Foreword by Michael Cisco
Publication Date: 19th Oct, 2011
ISBN: 978-1-907681-11-0
Paperback, 376 pages
Cardigan is heading east through the night-bleak cities of America and back to confront the past he has never escaped, as a resident of Zimms, an orphanage-cum-asylum and a true palace of dementia, presided over by the ‘Chaos Lord’, Dr. Archer. His odyssey is one of haunting flashbacks and disorientating encounters on the road as he leaves a trail of fire and destruction behind him. In the circles and dead-ends that make the maze of his madness, Cardigan meets bounty hunters, ghosts, ghouls, a talking rat, even a merman, and struggles to decide which will lead him to damnation and which to salvation.
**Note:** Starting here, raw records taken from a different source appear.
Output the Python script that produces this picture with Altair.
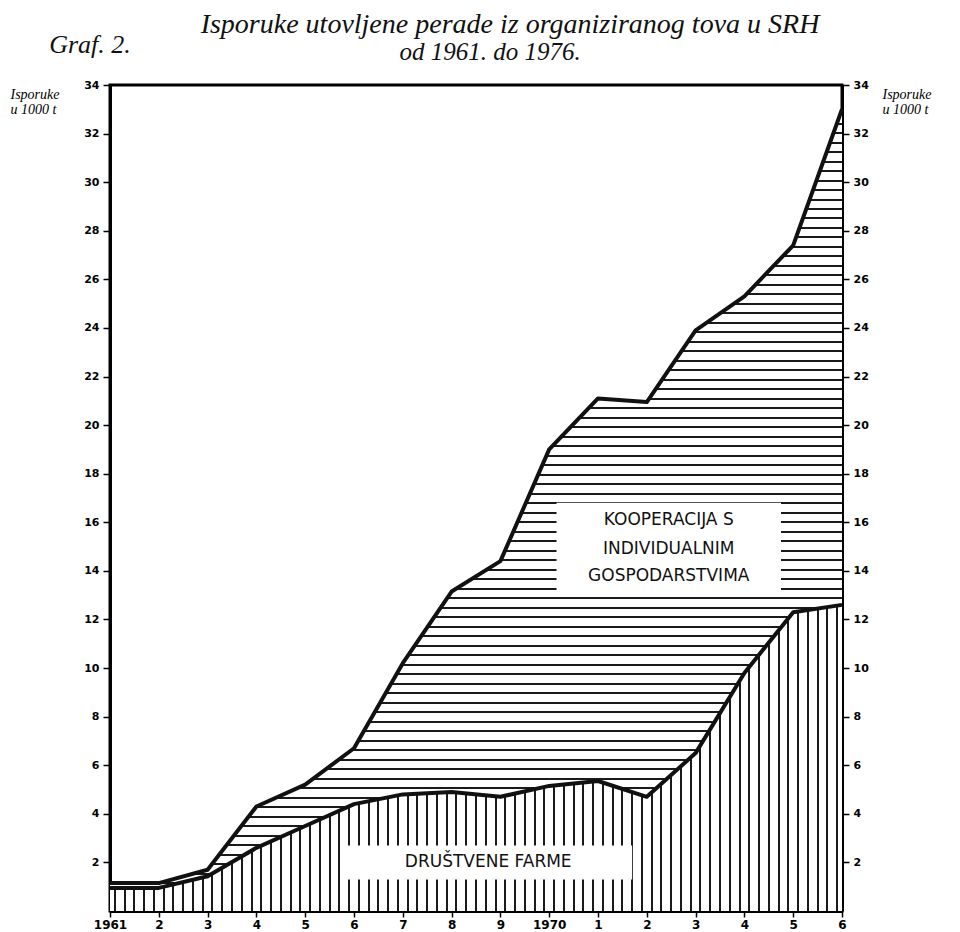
import altair as alt
import pandas as pd

# ---- data ----
years = list(range(1961, 1977))
ukupno = [1.15, 1.15, 1.7, 4.3, 5.2, 6.7, 10.2, 13.15, 14.4, 19.0, 21.1, 20.95, 23.9, 25.3, 27.4, 33.0]
drustvene_farme = [0.95, 0.95, 1.43, 2.6, 3.5, 4.4, 4.8, 4.9, 4.7, 5.15, 5.35, 4.7, 6.5, 9.8, 12.3, 12.6]

y_ticks = list(range(2, 35, 2))

title_lines = ["Isporuke utovljene perade iz organiziranog tova u SRH", "od 1961. do 1976."]
graf_label = "Graf. 2."
y_title = ["Isporuke", "u 1000 t"]

# annotation labels (placed in data units)
koop_lines = ["KOOPERACIJA  S", "INDIVIDUALNIM", "GOSPODARSTVIMA"]
koop_x = [1972.45, 1972.45, 1972.45]
koop_y = [16.1, 14.9, 13.8]
koop_box = dict(x0=1970.15, x1=1974.75, y0=13.2, y1=16.8)

farme_label = "DRUŠTVENE      FARME"
farme_x = 1968.75
farme_y = 2.0
farme_box = dict(x0=1965.8, x1=1971.7, y0=1.3, y1=2.7)

df = pd.DataFrame({"godina": years, "ukupno": ukupno, "farme": drustvene_farme})
box_df = pd.DataFrame([koop_box, farme_box])
koop_df = pd.DataFrame({"x": koop_x, "y": koop_y, "t": koop_lines})
farme_df = pd.DataFrame({"x": [farme_x], "y": [farme_y], "t": [farme_label]})


def stripes(n, frac, along_x):
    stops = [alt.GradientStop(offset=0, color="white")]
    for i in range(n):
        c = (i + 0.5) / n
        a, b = c - frac / 2, c + frac / 2
        stops += [
            alt.GradientStop(offset=round(a, 5), color="white"),
            alt.GradientStop(offset=round(a, 5), color="#1a1a1a"),
            alt.GradientStop(offset=round(b, 5), color="#1a1a1a"),
            alt.GradientStop(offset=round(b, 5), color="white"),
        ]
    stops.append(alt.GradientStop(offset=1, color="white"))
    if along_x:
        return alt.LinearGradient(gradient="linear", stops=stops, x1=0, y1=0, x2=1, y2=0)
    return alt.LinearGradient(gradient="linear", stops=stops, x1=0, y1=0, x2=0, y2=1)


vert_hatch = stripes(75, 2.0 / 732, True)
horiz_hatch = stripes(82, 2.0 / 779, False)

W, H = 732, 826
xs = alt.Scale(domain=[1961, 1976], nice=False, zero=False)
ys = alt.Scale(domain=[0, 34], nice=False, zero=True)

x_axis = alt.Axis(
    values=years,
    labelExpr="(datum.value == 1961 || datum.value == 1970) ? '' + datum.value : '' + (datum.value % 10)",
    tickSize=6, tickWidth=1.5, labelFontSize=12, labelFont="DejaVu Sans", labelFontWeight="bold",
    labelPadding=2, grid=False, domainWidth=3, labelFlush=False, labelColor="black",
)


def y_axis(orient, title_x, align):
    return alt.Axis(
        values=y_ticks, orient=orient, grid=False,
        title=y_title, titleAngle=0, titleX=title_x, titleY=2, titleAlign=align,
        titleBaseline="top", titleFont="Liberation Serif", titleFontStyle="italic",
        titleFontWeight="normal", titleFontSize=14, titleLineHeight=15, titleColor="black",
        labelFont="DejaVu Sans", labelFontWeight="bold", labelFontSize=11, labelColor="black",
        tickSize=7, tickWidth=1.5, labelPadding=4, domainWidth=3,
    )


X = alt.X("godina:Q", scale=xs, title=None, axis=x_axis)

area_farme = alt.Chart(df).mark_area(fill=vert_hatch, interpolate="linear").encode(
    x=X, y=alt.Y("farme:Q", scale=ys, axis=y_axis("left", -100, "left"))
)
area_koop = alt.Chart(df).mark_area(fill=horiz_hatch, interpolate="linear").encode(
    x=X, y=alt.Y("ukupno:Q", scale=ys), y2="farme:Q"
)
boxes = alt.Chart(box_df).mark_rect(fill="white").encode(
    x=alt.X("x0:Q", scale=xs), x2="x1:Q", y=alt.Y("y0:Q", scale=ys), y2="y1:Q"
)
line_farme = alt.Chart(df).mark_line(color="#111", strokeWidth=4, strokeJoin="round").encode(
    x=X, y=alt.Y("farme:Q", scale=ys)
)
line_uk = alt.Chart(df).mark_line(color="#111", strokeWidth=4, strokeJoin="round").encode(
    x=X, y=alt.Y("ukupno:Q", scale=ys)
)
koop_text = alt.Chart(koop_df).mark_text(
    font="DejaVu Sans", fontSize=17, color="#111", align="center", baseline="middle"
).encode(x=alt.X("x:Q", scale=xs), y=alt.Y("y:Q", scale=ys), text="t:N")
farme_text = alt.Chart(farme_df).mark_text(
    font="DejaVu Sans", fontSize=17, color="#111", align="center", baseline="middle"
).encode(x=alt.X("x:Q", scale=xs), y=alt.Y("y:Q", scale=ys), text="t:N")

# header texts, placed relative to the plot's top-left corner
graf_text = alt.Chart(pd.DataFrame({"t": [graf_label]})).mark_text(
    font="Liberation Serif", fontStyle="italic", fontSize=26, color="#111", align="center", baseline="middle"
).encode(x=alt.value(-20), y=alt.value(-40), text="t:N")
title1 = alt.Chart(pd.DataFrame({"t": [title_lines[0]]})).mark_text(
    font="Liberation Serif", fontStyle="italic", fontSize=28, color="#111", align="center", baseline="alphabetic"
).encode(x=alt.value(400), y=alt.value(-52), text="t:N")
title2 = alt.Chart(pd.DataFrame({"t": [title_lines[1]]})).mark_text(
    font="Liberation Serif", fontStyle="italic", fontSize=25, color="#111", align="center", baseline="alphabetic"
).encode(x=alt.value(380), y=alt.value(-25), text="t:N")

left = alt.layer(area_farme, area_koop, boxes, line_farme, line_uk, koop_text, farme_text,
                 graf_text, title1, title2)

right = alt.Chart(df).mark_line(opacity=0).encode(
    x=X, y=alt.Y("ukupno:Q", scale=ys, axis=y_axis("right", 40, "left"))
)

chart = (
    alt.layer(left, right)
    .resolve_scale(y="independent")
    .properties(
        width=W, height=H,
        autosize=alt.AutoSizeParams(type="none"),
        padding={"left": 102, "top": 77, "right": 110, "bottom": 24},
        background="white",
    )
    .configure_view(stroke="black", strokeWidth=3)
    .configure_axis(domainColor="black", tickColor="black")
)

chart.save("out.html", embed_options={"renderer": "svg", "actions": False})
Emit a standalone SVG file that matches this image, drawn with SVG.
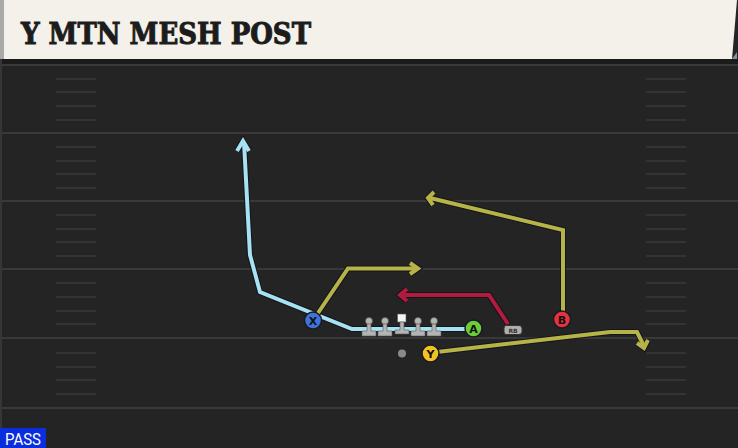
<svg xmlns="http://www.w3.org/2000/svg" width="738" height="448" viewBox="0 0 738 448">
<defs>
<style>
.yl{stroke:#393939;stroke-width:2}
.hm{stroke:#333333;stroke-width:2}
.out{fill:none;stroke:#14141c;stroke-width:6;stroke-linejoin:miter;stroke-linecap:butt}
.cy{fill:none;stroke:#a6e2f2;stroke-width:4;stroke-linejoin:miter}
.ol{fill:none;stroke:#b6b447;stroke-width:4;stroke-linejoin:miter}
.rd{fill:none;stroke:#b21b3d;stroke-width:4;stroke-linejoin:miter}
.pl{stroke:#1a1a22;stroke-width:1.5}
.lt{font-family:"DejaVu Sans",sans-serif;font-weight:bold;font-size:11px;fill:#111;text-anchor:middle}
.ln{fill:#b4b4b4;stroke:#555;stroke-width:0.6}
</style>
</defs>
<rect x="0" y="0" width="738" height="448" fill="#242424"/>
<g id="field">
<rect x="0" y="59" width="738" height="6" fill="#1b1b1b"/>
<line class="yl" x1="0" y1="65" x2="738" y2="65"/>
<line class="yl" x1="0" y1="133" x2="738" y2="133"/>
<line class="yl" x1="0" y1="201" x2="738" y2="201"/>
<line class="yl" x1="0" y1="269" x2="738" y2="269"/>
<line class="yl" x1="0" y1="338" x2="738" y2="338"/>
<line class="yl" x1="0" y1="408" x2="738" y2="408"/>
<g id="hashes-left">
<line class="hm" x1="56" y1="79" x2="96" y2="79"/><line class="hm" x1="56" y1="92" x2="96" y2="92"/><line class="hm" x1="56" y1="106" x2="96" y2="106"/><line class="hm" x1="56" y1="120" x2="96" y2="120"/>
<line class="hm" x1="56" y1="147" x2="96" y2="147"/><line class="hm" x1="56" y1="161" x2="96" y2="161"/><line class="hm" x1="56" y1="174" x2="96" y2="174"/><line class="hm" x1="56" y1="188" x2="96" y2="188"/>
<line class="hm" x1="56" y1="215" x2="96" y2="215"/><line class="hm" x1="56" y1="229" x2="96" y2="229"/><line class="hm" x1="56" y1="242" x2="96" y2="242"/><line class="hm" x1="56" y1="256" x2="96" y2="256"/>
<line class="hm" x1="56" y1="283" x2="96" y2="283"/><line class="hm" x1="56" y1="297" x2="96" y2="297"/><line class="hm" x1="56" y1="311" x2="96" y2="311"/><line class="hm" x1="56" y1="324" x2="96" y2="324"/>
<line class="hm" x1="56" y1="353" x2="96" y2="353"/><line class="hm" x1="56" y1="367" x2="96" y2="367"/><line class="hm" x1="56" y1="380" x2="96" y2="380"/><line class="hm" x1="56" y1="394" x2="96" y2="394"/>
</g>
<g id="hashes-right">
<line class="hm" x1="646" y1="79" x2="686" y2="79"/><line class="hm" x1="646" y1="92" x2="686" y2="92"/><line class="hm" x1="646" y1="106" x2="686" y2="106"/><line class="hm" x1="646" y1="120" x2="686" y2="120"/>
<line class="hm" x1="646" y1="147" x2="686" y2="147"/><line class="hm" x1="646" y1="161" x2="686" y2="161"/><line class="hm" x1="646" y1="174" x2="686" y2="174"/><line class="hm" x1="646" y1="188" x2="686" y2="188"/>
<line class="hm" x1="646" y1="215" x2="686" y2="215"/><line class="hm" x1="646" y1="229" x2="686" y2="229"/><line class="hm" x1="646" y1="242" x2="686" y2="242"/><line class="hm" x1="646" y1="256" x2="686" y2="256"/>
<line class="hm" x1="646" y1="283" x2="686" y2="283"/><line class="hm" x1="646" y1="297" x2="686" y2="297"/><line class="hm" x1="646" y1="311" x2="686" y2="311"/><line class="hm" x1="646" y1="324" x2="686" y2="324"/>
<line class="hm" x1="646" y1="353" x2="686" y2="353"/><line class="hm" x1="646" y1="367" x2="686" y2="367"/><line class="hm" x1="646" y1="380" x2="686" y2="380"/><line class="hm" x1="646" y1="394" x2="686" y2="394"/>
</g>
<rect x="0" y="59" width="2" height="389" fill="#363636"/>
</g>
<g id="header">
<polygon points="0,0 737,0 732,59 0,59" fill="#f4f1ea"/>
<polygon points="732,59 737,52 737,59" fill="#8a8f98"/>
<rect x="0" y="0" width="4" height="59" fill="#a9aaa8"/>
<text x="21" y="43.5" font-family="DejaVu Serif" font-weight="bold" font-size="29" fill="#1c1c1c" stroke="#1c1c1c" stroke-width="1" textLength="290" lengthAdjust="spacingAndGlyphs">Y MTN MESH POST</text>
</g>
<g id="connectors">
<g id="route-x-cyan">
<polyline class="out" points="465,329 352,329 260,292 250,255 244,142"/>
<polyline class="out" points="237,151 243,141 249,151"/>
<polyline class="cy" points="465,329 352,329 260,292 250,255 244,142"/>
<polyline class="cy" points="237,151 243,141 249,151"/>
</g>
<g id="route-x-olive">
<polyline class="out" points="316,316 348,268.5 416,268.5"/>
<polyline class="out" points="410,263 418,268.5 410,274"/>
<polyline class="ol" points="316,316 348,268.5 416,268.5"/>
<polyline class="ol" points="410,263 418,268.5 410,274"/>
</g>
<g id="route-b">
<polyline class="out" points="563,312 563,230 430,198"/>
<polyline class="out" points="434,192 428,198 433,205"/>
<polyline class="ol" points="563,312 563,230 430,198"/>
<polyline class="ol" points="434,192 428,198 433,205"/>
</g>
<g id="route-y">
<polyline class="out" points="437,352 610,332 637,332 644,346"/>
<polyline class="out" points="637,343 644,348 648,340"/>
<polyline class="ol" points="437,352 610,332 637,332 644,346"/>
<polyline class="ol" points="637,343 644,348 648,340"/>
</g>
<g id="route-rb">
<polyline class="out" points="508,324 489,295 402,295"/>
<polyline class="out" points="407,289 400,295 407,301"/>
<polyline class="rd" points="508,324 489,295 402,295"/>
<polyline class="rd" points="407,289 400,295 407,301"/>
</g>
</g>
<g id="lineman-1"><circle class="ln" cx="369" cy="321" r="3.5"/><path class="ln" d="M367,324 h4 v7 h5 v5 h-14 v-5 h5 z"/></g>
<g id="lineman-2"><circle class="ln" cx="385" cy="321" r="3.5"/><path class="ln" d="M383,324 h4 v7 h5 v5 h-14 v-5 h5 z"/></g>
<g id="center"><rect x="397.5" y="314" width="8.5" height="8" fill="#f4f4f4" stroke="#555" stroke-width="0.6"/><path class="ln" d="M400,322 h4 v8 h5 v4 h-14 v-4 h5 z"/></g>
<g id="lineman-3"><circle class="ln" cx="418" cy="321" r="3.5"/><path class="ln" d="M416,324 h4 v7 h5 v5 h-14 v-5 h5 z"/></g>
<g id="lineman-4"><circle class="ln" cx="434" cy="321" r="3.5"/><path class="ln" d="M432,324 h4 v7 h5 v5 h-14 v-5 h5 z"/></g>
<g id="qb"><circle cx="402" cy="353.5" r="4" fill="#8a8a8a"/></g>
<g id="player-x"><circle class="pl" cx="313" cy="320.5" r="8.5" fill="#3f73dc"/><text class="lt" x="313" y="324.5">X</text></g>
<g id="player-y"><circle class="pl" cx="430.5" cy="353.5" r="8.5" fill="#f2c224"/><text class="lt" x="430.5" y="357.5">Y</text></g>
<g id="player-a"><circle class="pl" cx="473.5" cy="328.5" r="8.5" fill="#6ccc3c"/><text class="lt" x="473.5" y="332.5">A</text></g>
<g id="player-b"><circle class="pl" cx="562" cy="319.5" r="8.5" fill="#e5323f"/><text class="lt" x="562" y="323.5">B</text></g>
<g id="player-rb"><path d="M506,325.5 h13 q3,0 3,3 v3 q0,3 -3,3 h-13 q-2,0 -2,-3 v-3 q0,-3 2,-3 z" fill="#b0b0b0" stroke="#333" stroke-width="1"/><text x="513" y="332.5" font-family="DejaVu Sans,sans-serif" font-weight="bold" font-size="6" fill="#333" text-anchor="middle">RB</text></g>
<g id="play-type"><rect x="0" y="428" width="46" height="20" fill="#0a2ede"/><text x="23" y="445" font-family="Roboto,sans-serif" font-size="17" fill="#ffffff" text-anchor="middle" textLength="36" lengthAdjust="spacingAndGlyphs">PASS</text></g>
</svg>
With The Orphan Palace, Joseph S. Pulver takes the ‘weird fiction’ mythologies of Robert Chambers, Frank Belknap Long and H.P. Lovecraft, melts them in the crucible of his own unique noir poetry and cooks up a hallucinatory road-trip that is utterly unexpected.
About The Author
Joseph S. Pulver, Sr., was born in New York and currently lives in Germany. Increasingly recognised as a key figure in the renaissance of weird fiction and horror, he is the author of the Lovecraftian novel Nightmare’s Disciple, and has written many short stories included in magazines and anthologies such as Ellen Datlow’s Year’s Best Horror, and S. T. Joshi’s Black Wings. His highly–acclaimed short story collections, Blood Will Have Its Season and SIN & ashes were published by Hippocampus Press in 2009 and 2010. He is currently editing two anthologies for Miskatonic River Press: A Season in Carcosa and The Grimscribe’s Puppets will be released in 2012.
What People Say
“Joe Pulver is like the answer to some arcane riddle: What do you get when you cross one of Plato’s Muse-maddened poets with a Lovecraftian lunatic, and then give their offspring to be raised by Raymond Chandler and a band of Beats? His work caters to a literary hunger you didn’t even know you had, and does it darkly and deliciously.”
Matt Cardin, author of Dark Awakenings
“The Orphan Palace is not a story. With this novel, Joe Pulver wants to press your face right up against the horror, the crime, the sheer madness and absurdity of the cosmos, and rub your nose in it. He wants you to eat it like a dog eats its own vomit; he wants your face to be covered in black-shining stars and rainbow-filth when you’re done; he demands that you be changed by what you have consumed. This is not a novel. It is a unique literary experience.”
Gary McMahon
“The Orphan Palace kicks you in the face and doesn’t stop. Pulver’s prose sees the world through a cracked lense of 60’s hedonism and 70’s grit, with a side order of unshakable terror. A serial killer novel that explores the dark side of America via Kerouac in a shell of cosmic horror. What he does is electrifying. I’ve never seen anything like it. My hair is still standing on end.”
Simon Strantzas, author of Nightingale Songs
“Joe Pulver’s poetic prose is hypnotic and intoxicating, so beautiful and strange that it transports the reader. Yet it does the work of creating fascinating characters and telling story. Story-telling is an art, and none are more accomplished than Pulver. Weird fiction’s primal duty is to fuck [alternative word: debauch] your brain and kiss your sense of wonder. This book has done that for me, as few horror novels have. Absolutely brilliant.”
Wilum Hopfrog Pugmire
“Mad, malevolent, and incantatory, The Orphan Palace reads like the hagridden fever dream of one who has not only stared the Abyss in Its black and fathomless face, but welcomed Its gaze in return . . . and become Its living embodiment. It is a journey to be taken by none but the bravest of readers, and by souls with an ardent desire to savor their own damnation.”
Robin Spriggs, author of Diary of a Gentleman Diabolist
“The prose of Joe Pulver can take its place with that of the masters of our genre – E.A. Poe, H.P. Lovecraft, Ramsey Campbell, Thomas Ligotti – while his imaginative reach is something uniquely his own.”
S.T. Joshi
“While everybody else in horror is still aping the shallow visual palette of cinema, Joe Pulver calls down a storm of psychotronic nightmares charged with the evocative depth and relentless pulse of the Devil’s music.”